In our contemporary culture, cinematic representation has acquired a central role in our "historical education", especially in relation to the Holocaust. Have you ever received a suggestion, or considered processing The Lost into a film?
Yes. Jean-Luc Godard read the book when it was published in France in 2007 and was extremely enthusiastic about it, and for a few years it looked as if he might do a film of it, but (as often happens with these film adaptations) nothing ever came of that. The film rights have been optioned by a producer in the US, and they are trying to raise money to get a script done. At this point, a wonderful Israeli (long resident in the US), Oren Moverman, is slated to write and direct; but again, these things are subject to all kinds of financial pressures and it’s hard to tell whether anything will, in fact, happen. Personally, I don’t envy the person who has to adapt my book. It would be a very difficult challenge, I think, since there’s no “story” in the Hollywood sense of that word. It’s me sitting in the apartments of little old Jewish ladies, talking.
You said that you are not going to write anymore about the Holocaust. Why not?
“Any more”? I don’t think The Lost is “about” the Holocaust. It’s about family, and memory, and history, and what it means to “know” the past, and oneself, ultimately; the Holocaust, you might say, happens to be the narrative vehicle for an extended meditation on those themes—which, I should say, are the themes I always write about, although an Israeli audience has no way of knowing that because The Lost is the only one of my books to have been published in Hebrew. (It is no more “about” the Holocaust than my first book, which is about the same themes, although the narrative vehicle is quite different.) I’m not a Holocaust expert, nor even a student of the Holocaust; I wasn’t particularly fascinated by it, as a historical event, prior to working on The Lost—certainly not as interested in it as I am interested in ancient Greek history, which is (one could say) my “real” subject. I necessarily had to think about it, and learn something about it, in order to write The Lost, but it’s not my subject, really; which is why I won’t write about it again. I have nothing left to say about it, apart from what I’ve already written.

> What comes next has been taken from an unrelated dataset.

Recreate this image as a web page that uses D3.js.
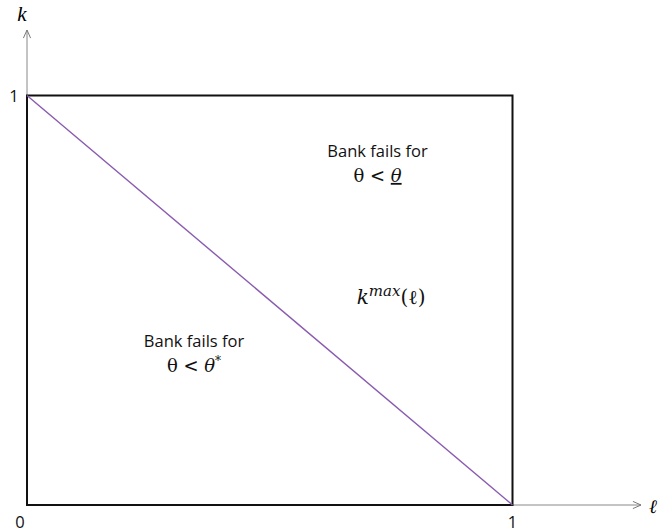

In fact, I have made a point never to write about the Holocaust in any way, in the various periodicals I write for—The New York Review of Books, The New Yorker, The New York Times— and never to write about or review Holocaust-themed books, although, as you can imagine, I am asked to do so very often. The one exception to this rule was a long review-essay I wrote for The New York Review of Books about Jonathan Littell’s The Kindly Ones; but that was because I am a literary critic, and the book was interesting to me as a novel. Otherwise, I really am finished with it.